New guide to help steer clear of car purchase pitfalls
Second-hand cars top complaint in Northern Ireland
The Consumer Council has produced a new free guide for car buyers that explains your consumer rights, what to check before you buy and what to do if things go wrong. The guide also explains what to be mindful of if you are buying outside your country of residence.
‘A Car Buyer’s Guide’ has been produced jointly by The Consumer Council, Northern Ireland Trading Standards Service, and the European Consumer Centre, Ireland.
Encouraging you to get your free copy of the guide, Philippa McKeown-Brown, Head of Consumer Empowerment and Protection at The Consumer Council, explained: “Buying a car can be expensive, and it’s a purchase that most of us rely on, so when something goes wrong, it can throw a real spanner in the works.
“But if the trader is based in Great Britain and you live here in Northern Ireland, the issue can be even harder to resolve. It can be worse still if the person you bought from is not who they claim to be, or you have fallen victim to a scam.”
According to Northern Ireland Trading Standards Service, second-hand cars continue to top the list of complained about goods. Their complaints handling service ‘Consumerline’ dealt with a total of 1,056 complaints about second-hand cars last year, an increase of 5% on the previous year.
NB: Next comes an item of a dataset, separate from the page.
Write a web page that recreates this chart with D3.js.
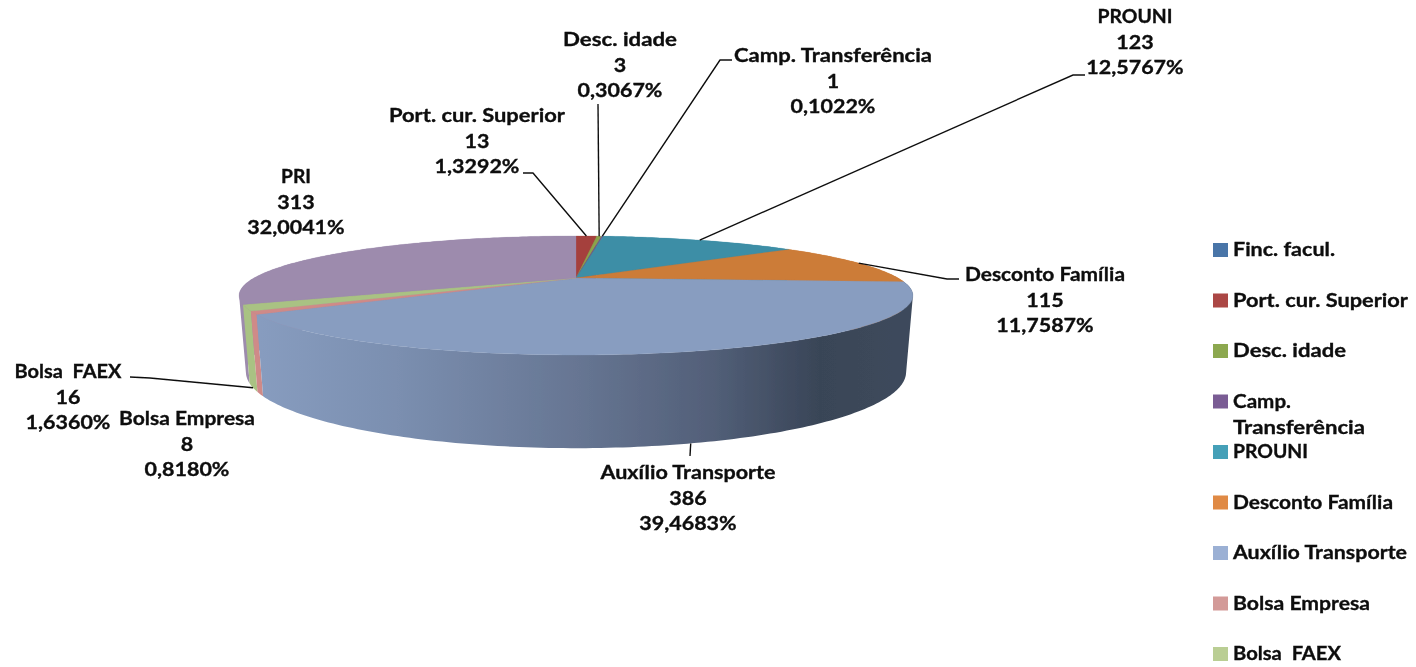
<!DOCTYPE html>
<html><head><meta charset="utf-8">
<script src="https://cdn.jsdelivr.net/npm/d3@7"></script>
<style>html,body{margin:0;background:#fff}svg{display:block}text{font-family:Lato,"Open Sans",sans-serif;font-weight:700;font-size:19px;fill:#0a0a0a;stroke:#0a0a0a;stroke-width:.3px}</style>
</head><body><div id="c"></div>
<script>
const categories = ["Finc. facul.","Port. cur. Superior","Desc. idade","Camp. Transferência","PROUNI","Desconto Família","Auxílio Transporte","Bolsa Empresa","Bolsa  FAEX","PRI"];
const values = [0,13,3,1,123,115,386,8,16,313];
const percents = ["0,0000%","1,3292%","0,3067%","0,1022%","12,5767%","11,7587%","39,4683%","0,8180%","1,6360%","32,0041%"];
const topColors = ["#4a74a8","#a5413e","#8ba34c","#6f5590","#3d8ea6","#cc7b38","#889dc0","#cf8a88","#a9c283","#9d8bad"];
const legendColors = ["#4a74a8","#ab4644","#8ca84f","#7a5c94","#44a0b8","#e08a44","#9bb0d4","#d39a98","#bace94"];
const legendNames = categories.slice(0,9);

// label layout: centre x, first baseline y, elbow of the leader
const labelLayout = {
 "Port. cur. Superior":{x:477,y:122,leader:[[523,173],[533,173]],edge:"top"},
 "Desc. idade":{x:620,y:46,leader:[[598,104]],edge:"top"},
 "Camp. Transferência":{x:833,y:62,leader:[[732,60],[720,60]],edge:"top"},
 "PROUNI":{x:1135,y:23,leader:[[1085,75],[1073,75]],edge:"top"},
 "Desconto Família":{x:1045,y:281,leader:[[959,279],[947,279]],edge:"top"},
 "Auxílio Transporte":{x:688,y:479,leader:[[690,456]],edge:"bottom"},
 "Bolsa Empresa":{x:187,y:425,leader:null},
 "Bolsa  FAEX":{x:68,y:378,leader:[[130,377],[150,378]],edge:"bottom"},
 "PRI":{x:296,y:183,leader:null}
};
const labelWidth = {"Port. cur. Superior":176,"Desc. idade":114,"Camp. Transferência":198,"PROUNI":75,"Desconto Família":160,"Auxílio Transporte":175,"Bolsa Empresa":136,"Bolsa  FAEX":107,"PRI":30};

const W=1416,H=667;
const svg=d3.select("#c").append("svg").attr("width",W).attr("height",H);
const defs=svg.append("defs");
defs.append("filter").attr("id","soft").attr("x","-5%").attr("y","-5%").attr("width","110%").attr("height","110%")
  .append("feGaussianBlur").attr("stdDeviation",0.55);
const grad=defs.append("linearGradient").attr("id","wall").attr("gradientUnits","userSpaceOnUse").attr("x1",250).attr("x2",912).attr("y1",0).attr("y2",0);
[[0,"#889dc0"],[0.22,"#7b8fb0"],[0.5,"#667592"],[0.7,"#525f78"],[0.86,"#394557"],[1,"#3e4a5c"]].forEach(s=>grad.append("stop").attr("offset",s[0]).attr("stop-color",s[1]));

// perspective projection of the unit disc onto the pie's top and bottom faces
const K=0.294;
const topFace={cx:576,R:322,c:278,a:27.4};
const botFace={cx:576,R:315.5,c:349.7,a:33.3};
function proj(f,t){const u=Math.sin(t),v=Math.cos(t),w=1+K*v;return [f.cx+f.R*u/w,(f.c+f.a*v)/w];}
const line=d3.line();
const pie=d3.pie().sort(null).value((d,i)=>values[i]);
const arcs=pie(values.map((v,i)=>i));
const samples=(a,b)=>d3.range(0,1.0001,1/Math.max(2,Math.ceil((b-a)*60))).map(s=>a+(b-a)*s);
const depth=d=>Math.cos((d.startAngle+d.endAngle)/2);

const g=svg.append("g").attr("filter","url(#soft)");
// walls, back to front: the union of small quads, so that the silhouette between faces is filled
arcs.filter(d=>d.value>0).slice().sort((a,b)=>depth(b)-depth(a)).forEach(d=>{
  const ts=samples(d.startAngle,d.endAngle);
  let dStr="";
  for(let i=0;i<ts.length-1;i++){
    let q=[proj(topFace,ts[i]),proj(topFace,ts[i+1]),proj(botFace,ts[i+1]),proj(botFace,ts[i])];
    if(d3.polygonArea(q)<0)q.reverse();
    dStr+=line(q)+"Z";
  }
  const isAux=categories[d.index]==="Auxílio Transporte";
  g.append("path").attr("d",dStr).attr("fill",isAux?"url(#wall)":topColors[d.index]);
});
// top face
arcs.filter(d=>d.value>0).forEach(d=>{
  const pts=[[topFace.cx,topFace.c]].concat(samples(d.startAngle,d.endAngle).map(t=>proj(topFace,t)));
  g.append("path").attr("d",line(pts)+"Z").attr("fill",topColors[d.index]).attr("stroke",topColors[d.index]).attr("stroke-width",0.3);
});
// leaders
arcs.forEach(d=>{
  const L=labelLayout[categories[d.index]];
  if(!L||!L.leader)return;
  const mid=(d.startAngle+d.endAngle)/2;
  const end=proj(L.edge==="top"?topFace:botFace,mid);
  g.append("path").attr("d",line(L.leader.concat([end]))).attr("fill","none").attr("stroke","#111").attr("stroke-width",1.4);
});
const tg=svg.append("g").attr("filter","url(#soft)");
// labels
arcs.forEach(d=>{
  const name=categories[d.index],L=labelLayout[name];
  if(!L)return;
  [name,String(d.value),percents[d.index]].forEach((s,i)=>{
    const t=tg.append("text").attr("x",L.x).attr("y",L.y+i*25.7).attr("text-anchor","middle").style("white-space","pre").text(s);
    if(i===0)t.attr("textLength",labelWidth[name]).attr("lengthAdjust","spacingAndGlyphs");
    else t.attr("textLength",t.node().getComputedTextLength()*1.13).attr("lengthAdjust","spacingAndGlyphs");
  });
});
// legend
const ly=d3.scalePoint().domain(legendNames).range([250,654]);
const legendWidth={"Finc. facul.":102,"Port. cur. Superior":175,"Desc. idade":113,"PROUNI":75,"Desconto Família":160,"Auxílio Transporte":174,"Bolsa Empresa":137,"Bolsa  FAEX":108};
legendNames.forEach((n,i)=>{
  const y=ly(n);
  tg.append("rect").attr("x",1213).attr("y",y-7).attr("width",15).attr("height",14).attr("fill",legendColors[i]).style("stroke","none");
  if(n==="Camp. Transferência"){
    tg.append("text").attr("x",1233).attr("y",y+6).attr("textLength",58).attr("lengthAdjust","spacingAndGlyphs").text("Camp.");
    tg.append("text").attr("x",1233).attr("y",y+32).attr("textLength",132).attr("lengthAdjust","spacingAndGlyphs").text("Transferência");
  } else {
    tg.append("text").attr("x",1233).attr("y",y+6).style("white-space","pre").attr("textLength",legendWidth[n]).attr("lengthAdjust","spacingAndGlyphs").text(n);
  }
});
</script></body></html>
Damien Doherty, Chief Inspector at Northern Ireland Trading Standards Service, said: “Many of the complaints we receive are from consumers who have bought vehicles from sellers at a roundabout, the side of the road, or a car park. These can be from private sellers or a trader posing as a private seller. When you buy anything privately you have very few statutory rights and traders are aware of this.
“If Trading Standards reinforces just one message from this guide it is never buy a car from anyone in these circumstances. It is highly unlikely that you will gain any redress if things go wrong, and quite often they will. Do your homework when buying a car and always remember the phrase: Let the Buyer Beware!”